Foi o Exército quem teve a brilhante ideia de transformar as PMs nas únicas polícias ostensivas do país, colocando um fim nas antigas Guardas Civis. No desejo de controlar a tudo e a todos, nada melhor do que garantir que a função de policiamento diário das ruas, justamente aquele que é feito de forma mais próxima (e mais vigilante) da população, fosse dada nas mãos dos pequenos exércitos estaduais das Polícias Militares, subordinados ao comando central do próprio Exército Nacional. Era o Brasil enfim ocupado militarmente em seu cotidiano. E assim ficou sendo até hoje.
Foi a partir daí que a morte violenta se tornou uma tragédia cada vez mais rotineira no Brasil. Pra se ter uma ideia, entre 1920 e 1960, a cidade de São Paulo até apresentava um índice de homicídios relativamente baixo, de 5 a cada 100 mil habitantes por ano. Na década de 60, com o início da ditadura, este número dobraria e, após a medida, em 1969, de colocar a PM diariamente nas ruas, dando em suas mãos a exclusividade do policiamento ostensivo, a coisa pioraria de vez. Criada em 1970 para proteger os bancos paulistas de assaltos de guerrilheiros, a ROTA também seria colocada para fazer o policiamento comum ostensivo das cidades, naquilo que muitos consideram a “institucionalização do Esquadrão da Morte”. Em 1980, a taxa de homicídios já seria de 20,3 a cada 100 mil habitantes paulistanos.
As mortes não só aumentavam, como também mudavam de figura. Até o início da década de 1960, muitos homicídios tinham características familiares ou passionais. Ainda em 1965, a maior parte deles (65%) ocorria dentro das residências. Em 1975, este número caiu para 45%. A maioria das mortes violentas passou a ser representada pelos corpos que amanheciam já sem vida nas ruas das periferias, largados durante madrugada. Os homicídios, que eram apenas a quarta maior causa de morte em São Paulo em 1960, já ocupavam a primeira posição deste pódio ingrato no último ano do regime militar em 19851.

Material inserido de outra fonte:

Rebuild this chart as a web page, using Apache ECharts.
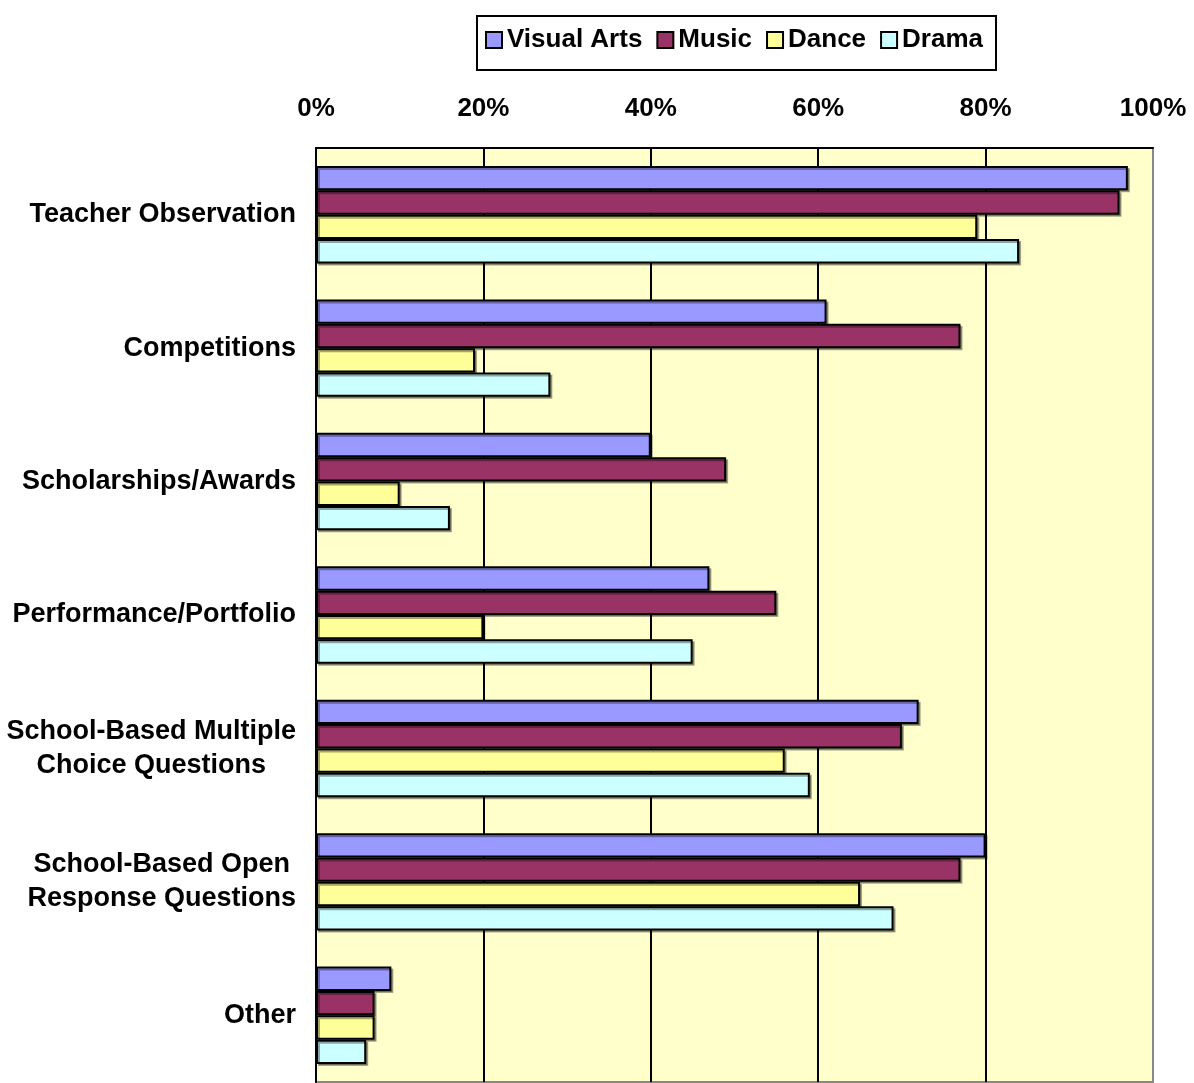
<!DOCTYPE html>
<html>
<head>
<meta charset="utf-8">
<script src="https://cdn.jsdelivr.net/npm/echarts@6/dist/echarts.min.js"></script>
<style>
	html, body { margin: 0; padding: 0; background: #fff; }
	#main { width: 1194px; height: 1083px; }
</style>
</head>
<body>
<div id="main"></div>
<script>
const categories = [
	'Teacher Observation',
	'Competitions',
	'Scholarships/Awards',
	'Performance/Portfolio',
	'School-Based Multiple\nChoice Questions',
	'School-Based Open\nResponse Questions',
	'Other'
];
const visualArts = [97, 61, 40, 47, 72, 80, 9];
const music = [96, 77, 49, 55, 70, 77, 7];
const dance = [79, 19, 10, 20, 56, 65, 7];
const drama = [84, 28, 16, 45, 59, 69, 6];

const font = "'Liberation Sans', Arial, sans-serif";

let myChart = echarts.init(document.getElementById('main'));

function barSeries(name, color, data) {
	return {
		name: name,
		type: 'bar',
		barGap: '0%',
		barCategoryGap: '27%',
		itemStyle: {
			color: color,
			borderColor: '#000',
			borderWidth: 2,
			shadowColor: 'rgba(0,0,0,0.35)',
			shadowOffsetX: 2,
			shadowOffsetY: 2
		},
		data: data
	};
}

let option = {
	backgroundColor: '#fff',
	animation: false,
	legend: {
		left: 477,
		top: 16,
		padding: [11, 13, 17, 8],
		itemGap: 14,
		itemWidth: 16,
		itemHeight: 16,
		icon: 'rect',
		borderColor: '#000',
		borderWidth: 2,
		textStyle: {
			fontFamily: font,
			fontSize: 26,
			fontWeight: 'bold',
			color: '#000'
		}
	},
	grid: {
		left: 316,
		top: 148,
		right: 41,
		bottom: 1,
		show: true,
		backgroundColor: '#FFFFCC',
		borderColor: '#888',
		borderWidth: 2
	},
	xAxis: {
		type: 'value',
		position: 'top',
		min: 0,
		max: 100,
		interval: 20,
		axisLine: { show: true, lineStyle: { color: '#000', width: 2 } },
		axisTick: { show: false },
		splitLine: {
			show: true,
			showMaxLine: false,
			lineStyle: { color: '#000', width: 2 }
		},
		axisLabel: {
			formatter: '{value}%',
			margin: 26,
			fontFamily: font,
			fontSize: 26,
			fontWeight: 'bold',
			color: '#000'
		}
	},
	yAxis: {
		type: 'category',
		inverse: true,
		data: categories,
		axisLine: { show: true, lineStyle: { color: '#000', width: 2 } },
		axisTick: { show: false },
		axisLabel: {
			margin: 20,
			formatter: function (v) {
				return v.split('\n').map(function (s) { return '{c|' + s + '}'; }).join('\n');
			},
			rich: {
				c: {
					fontFamily: font,
					fontSize: 27,
					fontWeight: 'bold',
					color: '#000',
					lineHeight: 34,
					align: 'center'
				}
			}
		}
	},
	series: [
		barSeries('Visual Arts', '#9999FF', visualArts),
		barSeries('Music', '#993366', music),
		barSeries('Dance', '#FFFF99', dance),
		barSeries('Drama', '#CCFFFF', drama)
	]
};

myChart.setOption(option);
</script>
</body>
</html>
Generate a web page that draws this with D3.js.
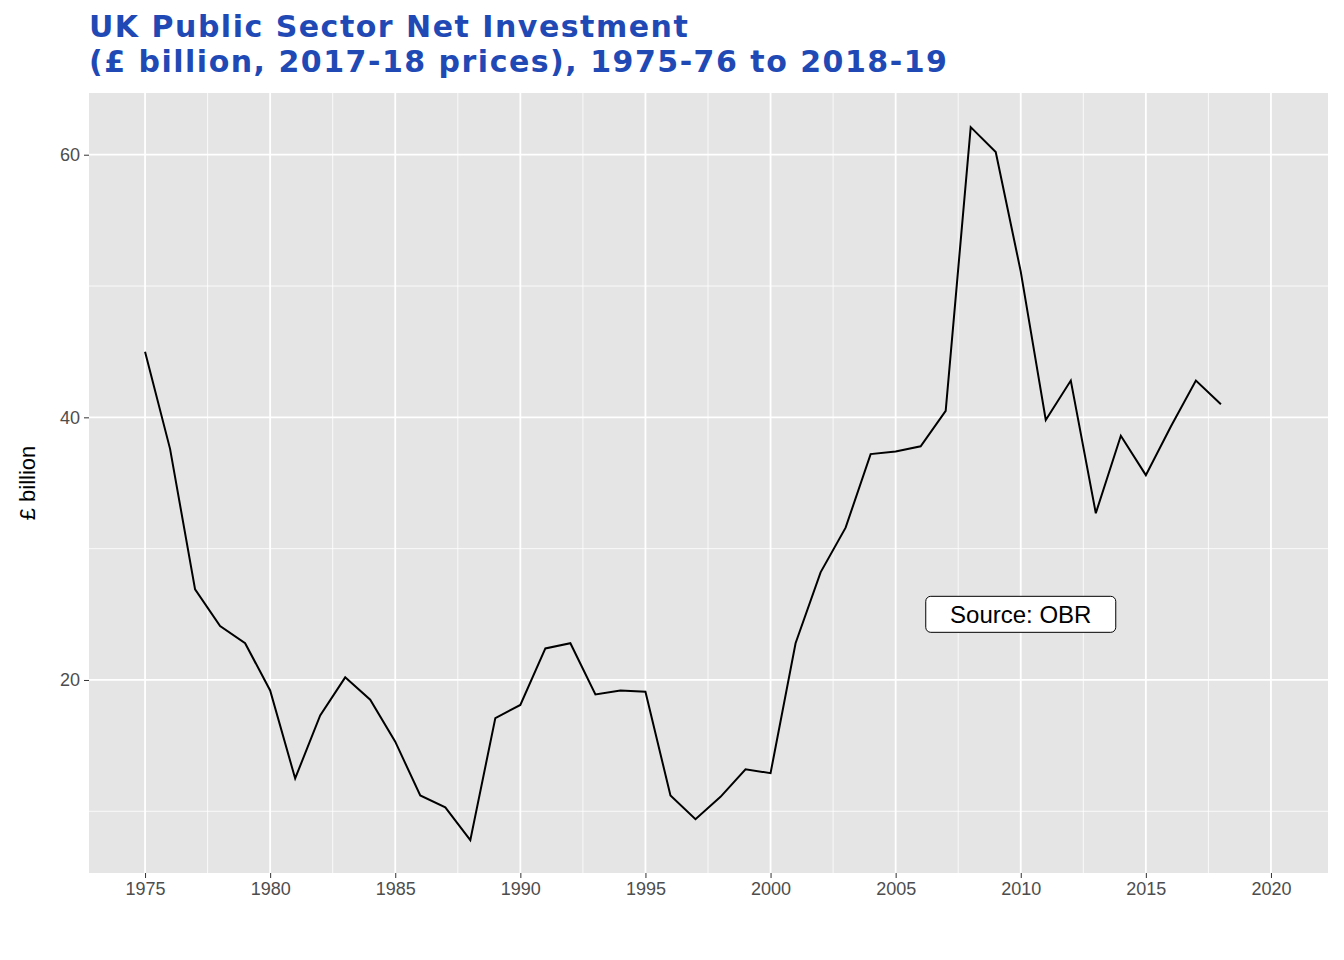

A ditadura passou, mas a estrutura policial militarizada, ostensiva e subordinada ao Exército ficou. O “modus operandi” também, assim como a escalada de violência brasileira. Em São Paulo, o índice de homicídios atingiu seu pico em 1999, com 64,3 casos a cada 100 mil habitantes, e só depois conseguiria, enfim, iniciar um movimento de redução. No total do país, ainda hoje, o índice de mortes violentas intencionais se mantém no alto nível de 20,7 por cada 100 mil habitantes, segundo o Anuário Brasileiro de Segurança Pública. Ao menos 13,3% destas mortes foram causadas pelas próprias polícias, mas o número pode ser ainda maior se considerarmos que boa parte dos assassinatos do país não são solucionados.
Isso significa dizer que nossa sociedade, teoricamente redemocratizada, herdou um entulho autoritário que, por um lado, não consegue evitar as mortes violentas cometidas pela criminalidade comum e, por outro, segue fazendo suas próprias vítimas através da violência de Estado. A esmagadora maioria destas últimas, aliás, pelas mãos das Polícias Militares.
É difícil falar em defender o Estado Democrático de Direito quando este sempre reservou, para a nossa população negra, pobre e periférica, um “cantinho” de Estado de Exceção permanente. Fenômeno que, aliás, é mundial. Do apartheid imposto aos palestinos por Israel à “guerra ao terror” liderada pelos EUA, proliferam “guetos de exceção” encantinhados dentro de supostos Estados Democráticos de Direito mundo afora. A violência e a morte se tornaram parte integrante, e às vezes até necessária, ao próprio Poder “Democrático”.
No Brasil, nada simboliza melhor este fenômeno do que a atuação diária das polícias nas periferias de grandes cidades do país, principalmente através das Polícias Militares. Nosso modelo de Estado se alimenta desta guerra permanente e se sustenta neste terror diário. É urgente repensar a estrutura das polícias. Mais, é preciso repensar o Estado ou, mesmo além, a nossa própria autoconstrução como sociedade. Enquanto isso não acontece, podemos acordar todos os dias com esta certeza: hoje, a PM vai matar.